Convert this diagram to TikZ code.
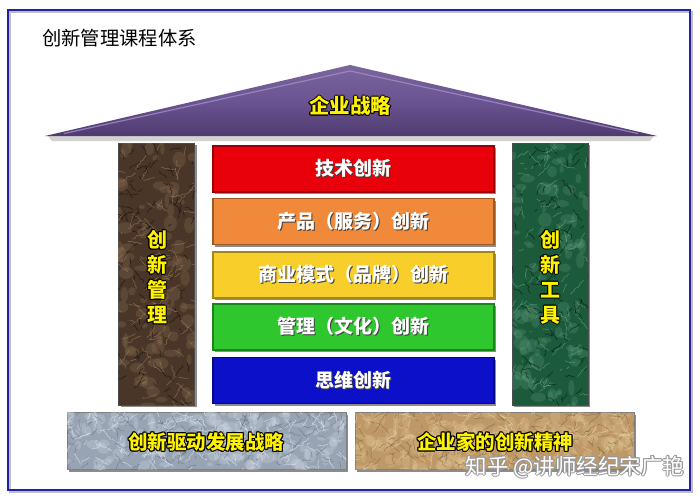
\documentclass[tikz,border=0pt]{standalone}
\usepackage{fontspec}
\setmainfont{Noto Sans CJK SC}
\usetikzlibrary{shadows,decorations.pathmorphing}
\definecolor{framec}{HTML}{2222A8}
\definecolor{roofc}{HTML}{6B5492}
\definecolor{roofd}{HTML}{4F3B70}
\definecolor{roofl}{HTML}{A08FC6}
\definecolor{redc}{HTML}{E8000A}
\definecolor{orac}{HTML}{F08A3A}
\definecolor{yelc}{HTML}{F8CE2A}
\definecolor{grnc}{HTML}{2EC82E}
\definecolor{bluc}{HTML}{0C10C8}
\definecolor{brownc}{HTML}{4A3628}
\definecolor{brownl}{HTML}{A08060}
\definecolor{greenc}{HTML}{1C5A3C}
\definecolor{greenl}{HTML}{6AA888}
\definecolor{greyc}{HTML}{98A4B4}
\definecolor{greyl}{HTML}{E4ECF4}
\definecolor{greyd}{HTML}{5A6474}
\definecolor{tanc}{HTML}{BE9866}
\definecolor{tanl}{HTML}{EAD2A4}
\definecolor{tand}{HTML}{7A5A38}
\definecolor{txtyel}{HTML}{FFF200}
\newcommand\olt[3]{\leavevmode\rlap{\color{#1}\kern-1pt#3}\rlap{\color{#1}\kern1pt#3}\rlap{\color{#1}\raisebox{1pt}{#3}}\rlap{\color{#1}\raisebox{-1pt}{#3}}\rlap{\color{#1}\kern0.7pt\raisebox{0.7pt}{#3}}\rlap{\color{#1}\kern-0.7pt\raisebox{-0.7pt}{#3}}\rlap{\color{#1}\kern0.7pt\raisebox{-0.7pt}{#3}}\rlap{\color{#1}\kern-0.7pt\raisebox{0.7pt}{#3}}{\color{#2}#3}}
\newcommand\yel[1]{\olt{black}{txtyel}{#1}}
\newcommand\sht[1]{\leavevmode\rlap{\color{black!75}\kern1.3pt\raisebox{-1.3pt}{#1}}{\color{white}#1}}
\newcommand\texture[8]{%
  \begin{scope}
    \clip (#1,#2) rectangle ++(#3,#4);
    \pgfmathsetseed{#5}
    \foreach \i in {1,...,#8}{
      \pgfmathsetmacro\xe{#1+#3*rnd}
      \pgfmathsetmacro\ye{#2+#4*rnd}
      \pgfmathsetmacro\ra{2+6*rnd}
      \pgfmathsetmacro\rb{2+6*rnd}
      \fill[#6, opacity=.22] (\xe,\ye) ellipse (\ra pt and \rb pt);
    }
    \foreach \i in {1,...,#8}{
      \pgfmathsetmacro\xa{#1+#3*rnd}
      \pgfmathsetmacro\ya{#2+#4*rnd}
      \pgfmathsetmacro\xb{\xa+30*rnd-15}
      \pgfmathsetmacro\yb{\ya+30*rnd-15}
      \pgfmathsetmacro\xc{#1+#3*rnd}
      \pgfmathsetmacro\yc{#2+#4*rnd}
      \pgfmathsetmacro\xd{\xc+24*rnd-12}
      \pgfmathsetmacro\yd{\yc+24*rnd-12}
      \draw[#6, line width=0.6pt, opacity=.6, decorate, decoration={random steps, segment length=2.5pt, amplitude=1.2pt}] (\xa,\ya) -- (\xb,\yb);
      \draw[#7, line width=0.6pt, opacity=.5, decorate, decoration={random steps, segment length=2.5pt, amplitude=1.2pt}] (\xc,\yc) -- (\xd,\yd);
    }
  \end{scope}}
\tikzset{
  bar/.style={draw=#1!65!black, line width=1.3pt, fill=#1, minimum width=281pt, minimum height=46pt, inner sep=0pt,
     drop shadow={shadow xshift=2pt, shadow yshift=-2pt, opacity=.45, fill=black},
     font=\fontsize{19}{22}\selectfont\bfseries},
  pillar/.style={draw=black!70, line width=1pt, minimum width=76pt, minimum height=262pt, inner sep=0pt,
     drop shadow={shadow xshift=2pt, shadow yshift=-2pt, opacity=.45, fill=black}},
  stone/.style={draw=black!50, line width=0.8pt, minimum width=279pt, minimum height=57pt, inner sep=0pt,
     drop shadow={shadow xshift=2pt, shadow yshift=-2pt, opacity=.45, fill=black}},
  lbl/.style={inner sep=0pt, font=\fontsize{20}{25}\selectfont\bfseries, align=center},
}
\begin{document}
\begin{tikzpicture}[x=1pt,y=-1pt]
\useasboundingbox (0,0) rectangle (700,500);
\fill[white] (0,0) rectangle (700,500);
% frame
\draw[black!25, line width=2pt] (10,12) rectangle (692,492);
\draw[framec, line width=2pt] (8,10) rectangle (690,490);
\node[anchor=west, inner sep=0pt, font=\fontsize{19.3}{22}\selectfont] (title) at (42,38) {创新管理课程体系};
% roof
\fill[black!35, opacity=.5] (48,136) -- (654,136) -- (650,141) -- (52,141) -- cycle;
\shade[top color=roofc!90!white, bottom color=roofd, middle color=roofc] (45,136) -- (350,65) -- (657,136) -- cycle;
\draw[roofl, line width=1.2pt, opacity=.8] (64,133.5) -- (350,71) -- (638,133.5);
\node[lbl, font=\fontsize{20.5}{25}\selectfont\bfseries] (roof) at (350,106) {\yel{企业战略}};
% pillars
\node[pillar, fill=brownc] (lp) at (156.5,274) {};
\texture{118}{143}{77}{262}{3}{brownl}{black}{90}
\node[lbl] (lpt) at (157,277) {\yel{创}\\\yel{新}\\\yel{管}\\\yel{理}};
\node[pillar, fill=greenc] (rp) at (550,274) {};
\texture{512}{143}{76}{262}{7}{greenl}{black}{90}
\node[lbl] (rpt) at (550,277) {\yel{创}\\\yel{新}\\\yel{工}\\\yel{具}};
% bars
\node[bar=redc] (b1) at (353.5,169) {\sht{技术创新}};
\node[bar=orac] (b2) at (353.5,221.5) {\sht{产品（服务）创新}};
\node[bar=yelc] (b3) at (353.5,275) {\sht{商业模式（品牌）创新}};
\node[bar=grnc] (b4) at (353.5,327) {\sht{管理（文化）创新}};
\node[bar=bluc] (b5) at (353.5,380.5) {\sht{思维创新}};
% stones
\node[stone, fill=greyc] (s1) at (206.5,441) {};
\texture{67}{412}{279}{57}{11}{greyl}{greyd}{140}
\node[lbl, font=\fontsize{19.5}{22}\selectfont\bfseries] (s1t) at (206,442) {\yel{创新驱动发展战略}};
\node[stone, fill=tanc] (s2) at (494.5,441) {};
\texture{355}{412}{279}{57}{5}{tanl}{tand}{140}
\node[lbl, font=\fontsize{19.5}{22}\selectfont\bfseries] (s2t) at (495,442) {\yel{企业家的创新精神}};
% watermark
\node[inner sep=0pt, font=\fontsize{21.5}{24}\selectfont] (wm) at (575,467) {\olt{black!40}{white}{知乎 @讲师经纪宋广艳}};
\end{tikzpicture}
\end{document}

═══

# Written instruction:
Print out the lines exactly, skipping any picture.

# Reply:
Convert this diagram to TikZ code.
\documentclass[tikz,border=0pt]{standalone}
\usepackage{fontspec}
\setmainfont{Noto Sans CJK SC}
\usetikzlibrary{shadows,decorations.pathmorphing}
\definecolor{framec}{HTML}{2222A8}
\definecolor{roofc}{HTML}{6B5492}
\definecolor{roofd}{HTML}{4F3B70}
\definecolor{roofl}{HTML}{A08FC6}
\definecolor{redc}{HTML}{E8000A}
\definecolor{orac}{HTML}{F08A3A}
\definecolor{yelc}{HTML}{F8CE2A}
\definecolor{grnc}{HTML}{2EC82E}
\definecolor{bluc}{HTML}{0C10C8}
\definecolor{brownc}{HTML}{4A3628}
\definecolor{brownl}{HTML}{A08060}
\definecolor{greenc}{HTML}{1C5A3C}
\definecolor{greenl}{HTML}{6AA888}
\definecolor{greyc}{HTML}{98A4B4}
\definecolor{greyl}{HTML}{E4ECF4}
\definecolor{greyd}{HTML}{5A6474}
\definecolor{tanc}{HTML}{BE9866}
\definecolor{tanl}{HTML}{EAD2A4}
\definecolor{tand}{HTML}{7A5A38}
\definecolor{txtyel}{HTML}{FFF200}
\newcommand\olt[3]{\leavevmode\rlap{\color{#1}\kern-1pt#3}\rlap{\color{#1}\kern1pt#3}\rlap{\color{#1}\raisebox{1pt}{#3}}\rlap{\color{#1}\raisebox{-1pt}{#3}}\rlap{\color{#1}\kern0.7pt\raisebox{0.7pt}{#3}}\rlap{\color{#1}\kern-0.7pt\raisebox{-0.7pt}{#3}}\rlap{\color{#1}\kern0.7pt\raisebox{-0.7pt}{#3}}\rlap{\color{#1}\kern-0.7pt\raisebox{0.7pt}{#3}}{\color{#2}#3}}
\newcommand\yel[1]{\olt{black}{txtyel}{#1}}
\newcommand\sht[1]{\leavevmode\rlap{\color{black!75}\kern1.3pt\raisebox{-1.3pt}{#1}}{\color{white}#1}}
\newcommand\texture[8]{%
  \begin{scope}
    \clip (#1,#2) rectangle ++(#3,#4);
    \pgfmathsetseed{#5}
    \foreach \i in {1,...,#8}{
      \pgfmathsetmacro\xe{#1+#3*rnd}
      \pgfmathsetmacro\ye{#2+#4*rnd}
      \pgfmathsetmacro\ra{2+6*rnd}
      \pgfmathsetmacro\rb{2+6*rnd}
      \fill[#6, opacity=.22] (\xe,\ye) ellipse (\ra pt and \rb pt);
    }
    \foreach \i in {1,...,#8}{
      \pgfmathsetmacro\xa{#1+#3*rnd}
      \pgfmathsetmacro\ya{#2+#4*rnd}
      \pgfmathsetmacro\xb{\xa+30*rnd-15}
      \pgfmathsetmacro\yb{\ya+30*rnd-15}
      \pgfmathsetmacro\xc{#1+#3*rnd}
      \pgfmathsetmacro\yc{#2+#4*rnd}
      \pgfmathsetmacro\xd{\xc+24*rnd-12}
      \pgfmathsetmacro\yd{\yc+24*rnd-12}
      \draw[#6, line width=0.6pt, opacity=.6, decorate, decoration={random steps, segment length=2.5pt, amplitude=1.2pt}] (\xa,\ya) -- (\xb,\yb);
      \draw[#7, line width=0.6pt, opacity=.5, decorate, decoration={random steps, segment length=2.5pt, amplitude=1.2pt}] (\xc,\yc) -- (\xd,\yd);
    }
  \end{scope}}
\tikzset{
  bar/.style={draw=#1!65!black, line width=1.3pt, fill=#1, minimum width=281pt, minimum height=46pt, inner sep=0pt,
     drop shadow={shadow xshift=2pt, shadow yshift=-2pt, opacity=.45, fill=black},
     font=\fontsize{19}{22}\selectfont\bfseries},
  pillar/.style={draw=black!70, line width=1pt, minimum width=76pt, minimum height=262pt, inner sep=0pt,
     drop shadow={shadow xshift=2pt, shadow yshift=-2pt, opacity=.45, fill=black}},
  stone/.style={draw=black!50, line width=0.8pt, minimum width=279pt, minimum height=57pt, inner sep=0pt,
     drop shadow={shadow xshift=2pt, shadow yshift=-2pt, opacity=.45, fill=black}},
  lbl/.style={inner sep=0pt, font=\fontsize{20}{25}\selectfont\bfseries, align=center},
}
\begin{document}
\begin{tikzpicture}[x=1pt,y=-1pt]
\useasboundingbox (0,0) rectangle (700,500);
\fill[white] (0,0) rectangle (700,500);
% frame
\draw[black!25, line width=2pt] (10,12) rectangle (692,492);
\draw[framec, line width=2pt] (8,10) rectangle (690,490);
\node[anchor=west, inner sep=0pt, font=\fontsize{19.3}{22}\selectfont] (title) at (42,38) {创新管理课程体系};
% roof
\fill[black!35, opacity=.5] (48,136) -- (654,136) -- (650,141) -- (52,141) -- cycle;
\shade[top color=roofc!90!white, bottom color=roofd, middle color=roofc] (45,136) -- (350,65) -- (657,136) -- cycle;
\draw[roofl, line width=1.2pt, opacity=.8] (64,133.5) -- (350,71) -- (638,133.5);
\node[lbl, font=\fontsize{20.5}{25}\selectfont\bfseries] (roof) at (350,106) {\yel{企业战略}};
% pillars
\node[pillar, fill=brownc] (lp) at (156.5,274) {};
\texture{118}{143}{77}{262}{3}{brownl}{black}{90}
\node[lbl] (lpt) at (157,277) {\yel{创}\\\yel{新}\\\yel{管}\\\yel{理}};
\node[pillar, fill=greenc] (rp) at (550,274) {};
\texture{512}{143}{76}{262}{7}{greenl}{black}{90}
\node[lbl] (rpt) at (550,277) {\yel{创}\\\yel{新}\\\yel{工}\\\yel{具}};
% bars
\node[bar=redc] (b1) at (353.5,169) {\sht{技术创新}};
\node[bar=orac] (b2) at (353.5,221.5) {\sht{产品（服务）创新}};
\node[bar=yelc] (b3) at (353.5,275) {\sht{商业模式（品牌）创新}};
\node[bar=grnc] (b4) at (353.5,327) {\sht{管理（文化）创新}};
\node[bar=bluc] (b5) at (353.5,380.5) {\sht{思维创新}};
% stones
\node[stone, fill=greyc] (s1) at (206.5,441) {};
\texture{67}{412}{279}{57}{11}{greyl}{greyd}{140}
\node[lbl, font=\fontsize{19.5}{22}\selectfont\bfseries] (s1t) at (206,442) {\yel{创新驱动发展战略}};
\node[stone, fill=tanc] (s2) at (494.5,441) {};
\texture{355}{412}{279}{57}{5}{tanl}{tand}{140}
\node[lbl, font=\fontsize{19.5}{22}\selectfont\bfseries] (s2t) at (495,442) {\yel{企业家的创新精神}};
% watermark
\node[inner sep=0pt, font=\fontsize{21.5}{24}\selectfont] (wm) at (575,467) {\olt{black!40}{white}{知乎 @讲师经纪宋广艳}};
\end{tikzpicture}
\end{document}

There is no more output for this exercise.